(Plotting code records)
+++
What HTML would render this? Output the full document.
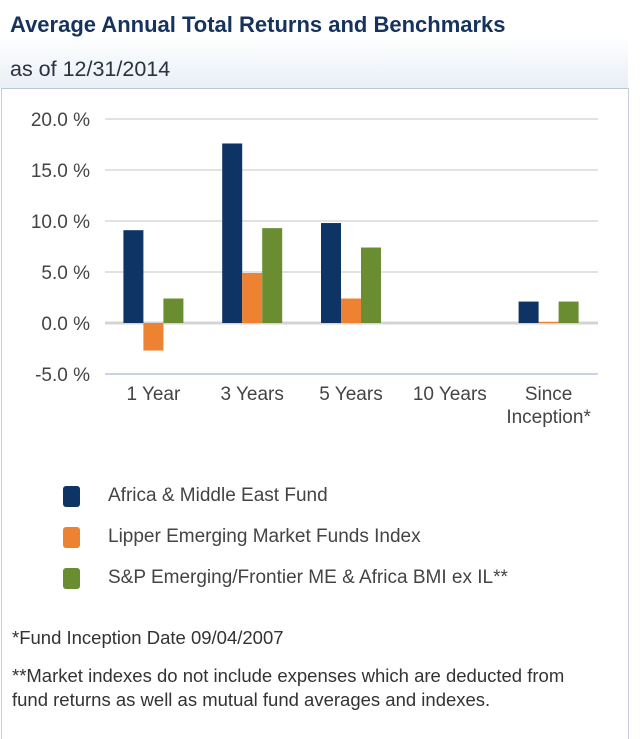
<!DOCTYPE html>
<html><head><meta charset="utf-8"><style>
body{margin:0;width:640px;height:732px;background:#fff;font-family:"Liberation Sans",Arial,sans-serif;overflow:hidden;position:relative}
.hdr{position:absolute;left:0;top:0;width:628px;height:88px;background:linear-gradient(#fff 0%,#fff 40%,#e9eff6 100%)}
.t{position:absolute;left:10px;top:12px;font-size:22px;font-weight:bold;color:#16335e}
.s{position:absolute;left:10px;top:57px;font-size:21.5px;color:#2a3140}
.box{position:absolute;left:1px;top:88px;width:626px;height:650px;border-top:1px solid #b9c7d8;border-left:1px solid #ccd;border-right:1px solid #ccd}
.lg{position:absolute;left:63px;width:17px;height:21px;border-radius:3px}
.lt{position:absolute;left:108px;font-size:19px;color:#444}
.fn{position:absolute;left:12px;font-size:18.5px;color:#333;line-height:24px}
</style></head><body>
<div class="hdr">
<div class="t">Average Annual Total Returns and Benchmarks</div>
<div class="s">as of 12/31/2014</div>
</div>
<div class="box"></div>
<svg id="c" width="640" height="440" style="position:absolute;left:0;top:0"></svg>
<div class="lg" style="top:486px;background:#0d3464"></div>
<div class="lt" style="top:485px">Africa &amp; Middle East Fund</div>
<div class="lg" style="top:527px;background:#ee8233"></div>
<div class="lt" style="top:526px">Lipper Emerging Market Funds Index</div>
<div class="lg" style="top:568px;background:#6a8d32"></div>
<div class="lt" style="top:567px">S&amp;P Emerging/Frontier ME &amp; Africa BMI ex IL**</div>
<div class="fn" style="top:626px">*Fund Inception Date 09/04/2007</div>
<div class="fn" style="top:664px">**Market indexes do not include expenses which are deducted from<br>fund returns as well as mutual fund averages and indexes.</div>
<script>
const categories=["1 Year","3 Years","5 Years","10 Years","Since Inception*"];
const fundValues=[9.1,17.6,9.8,null,2.1];
const lipperValues=[-2.7,4.9,2.4,null,0.1];
const spValues=[2.4,9.3,7.4,null,2.1];
const yTicks=[20,15,10,5,0,-5];
const yTickLabels=["20.0 %","15.0 %","10.0 %","5.0 %","0.0 %","-5.0 %"];
const svg=document.getElementById('c'),NS="http://www.w3.org/2000/svg";
const y=v=>323-v*10.2;
const x0=104,gw=98.8;
function mk(t,a){const e=document.createElementNS(NS,t);for(const k in a)e.setAttribute(k,a[k]);svg.appendChild(e);return e;}
yTicks.forEach((v,i)=>{
const l=mk('line',{x1:105,x2:598,y1:y(v),y2:y(v),stroke:v===0?'#d4d4d4':(v===-5?'#c5d5e6':'#e2e2e2'),'stroke-width':v===0?3:2});


const t=mk('text',{x:90,y:y(v)+7,'text-anchor':'end','font-size':19,fill:'#444','font-family':'Liberation Sans, sans-serif'});
t.textContent=yTickLabels[i];


});
const series=[[fundValues,'#0d3464','fund'],[lipperValues,'#ee8233','lipper'],[spValues,'#6a8d32','sp']];
categories.forEach((c,i)=>{
const cx=x0+gw*(i+0.5);
series.forEach((s,j)=>{
const v=s[0][i];if(v==null)return;
const bx=cx-30+j*20;
const r=mk('rect',{x:bx,y:Math.min(y(v),y(0)),width:20,height:Math.max(Math.abs(y(v)-y(0)),1),fill:s[1]});


});
const parts=c==="Since Inception*"?["Since","Inception*"]:[c];
parts.forEach((p,k)=>{
const t=mk('text',{x:cx,y:400+k*23,'text-anchor':'middle','font-size':19,fill:'#444','font-family':'Liberation Sans, sans-serif'});
t.textContent=p;


});
});
</script>
</body></html>
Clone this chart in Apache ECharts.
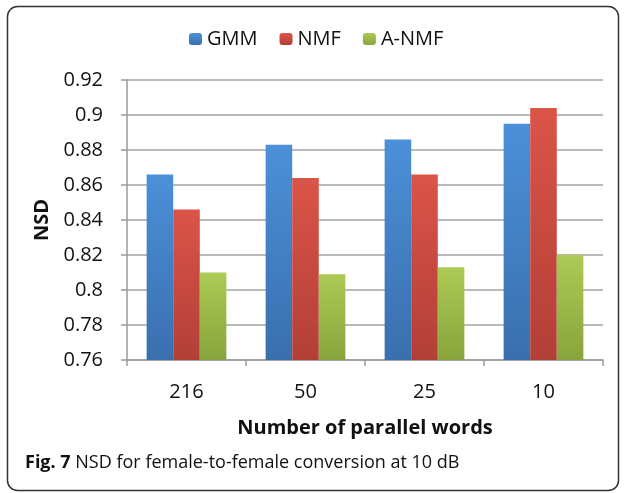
+++
## Exercise directions
Return all of the entries exactly as written, but drop any pictures they hold.

## Response
What HTML would render this? Output the full document.
<!DOCTYPE html>
<html><head><meta charset="utf-8"><style>
body{margin:0;width:640px;height:732px;background:#fff;font-family:"Liberation Sans",Arial,sans-serif;overflow:hidden;position:relative}
.hdr{position:absolute;left:0;top:0;width:628px;height:88px;background:linear-gradient(#fff 0%,#fff 40%,#e9eff6 100%)}
.t{position:absolute;left:10px;top:12px;font-size:22px;font-weight:bold;color:#16335e}
.s{position:absolute;left:10px;top:57px;font-size:21.5px;color:#2a3140}
.box{position:absolute;left:1px;top:88px;width:626px;height:650px;border-top:1px solid #b9c7d8;border-left:1px solid #ccd;border-right:1px solid #ccd}
.lg{position:absolute;left:63px;width:17px;height:21px;border-radius:3px}
.lt{position:absolute;left:108px;font-size:19px;color:#444}
.fn{position:absolute;left:12px;font-size:18.5px;color:#333;line-height:24px}
</style></head><body>
<div class="hdr">
<div class="t">Average Annual Total Returns and Benchmarks</div>
<div class="s">as of 12/31/2014</div>
</div>
<div class="box"></div>
<svg id="c" width="640" height="440" style="position:absolute;left:0;top:0"></svg>
<div class="lg" style="top:486px;background:#0d3464"></div>
<div class="lt" style="top:485px">Africa &amp; Middle East Fund</div>
<div class="lg" style="top:527px;background:#ee8233"></div>
<div class="lt" style="top:526px">Lipper Emerging Market Funds Index</div>
<div class="lg" style="top:568px;background:#6a8d32"></div>
<div class="lt" style="top:567px">S&amp;P Emerging/Frontier ME &amp; Africa BMI ex IL**</div>
<div class="fn" style="top:626px">*Fund Inception Date 09/04/2007</div>
<div class="fn" style="top:664px">**Market indexes do not include expenses which are deducted from<br>fund returns as well as mutual fund averages and indexes.</div>
<script>
const categories=["1 Year","3 Years","5 Years","10 Years","Since Inception*"];
const fundValues=[9.1,17.6,9.8,null,2.1];
const lipperValues=[-2.7,4.9,2.4,null,0.1];
const spValues=[2.4,9.3,7.4,null,2.1];
const yTicks=[20,15,10,5,0,-5];
const yTickLabels=["20.0 %","15.0 %","10.0 %","5.0 %","0.0 %","-5.0 %"];
const svg=document.getElementById('c'),NS="http://www.w3.org/2000/svg";
const y=v=>323-v*10.2;
const x0=104,gw=98.8;
function mk(t,a){const e=document.createElementNS(NS,t);for(const k in a)e.setAttribute(k,a[k]);svg.appendChild(e);return e;}
yTicks.forEach((v,i)=>{
const l=mk('line',{x1:105,x2:598,y1:y(v),y2:y(v),stroke:v===0?'#d4d4d4':(v===-5?'#c5d5e6':'#e2e2e2'),'stroke-width':v===0?3:2});


const t=mk('text',{x:90,y:y(v)+7,'text-anchor':'end','font-size':19,fill:'#444','font-family':'Liberation Sans, sans-serif'});
t.textContent=yTickLabels[i];


});
const series=[[fundValues,'#0d3464','fund'],[lipperValues,'#ee8233','lipper'],[spValues,'#6a8d32','sp']];
categories.forEach((c,i)=>{
const cx=x0+gw*(i+0.5);
series.forEach((s,j)=>{
const v=s[0][i];if(v==null)return;
const bx=cx-30+j*20;
const r=mk('rect',{x:bx,y:Math.min(y(v),y(0)),width:20,height:Math.max(Math.abs(y(v)-y(0)),1),fill:s[1]});


});
const parts=c==="Since Inception*"?["Since","Inception*"]:[c];
parts.forEach((p,k)=>{
const t=mk('text',{x:cx,y:400+k*23,'text-anchor':'middle','font-size':19,fill:'#444','font-family':'Liberation Sans, sans-serif'});
t.textContent=p;


});
});
</script>
</body></html>
Clone this chart in Apache ECharts.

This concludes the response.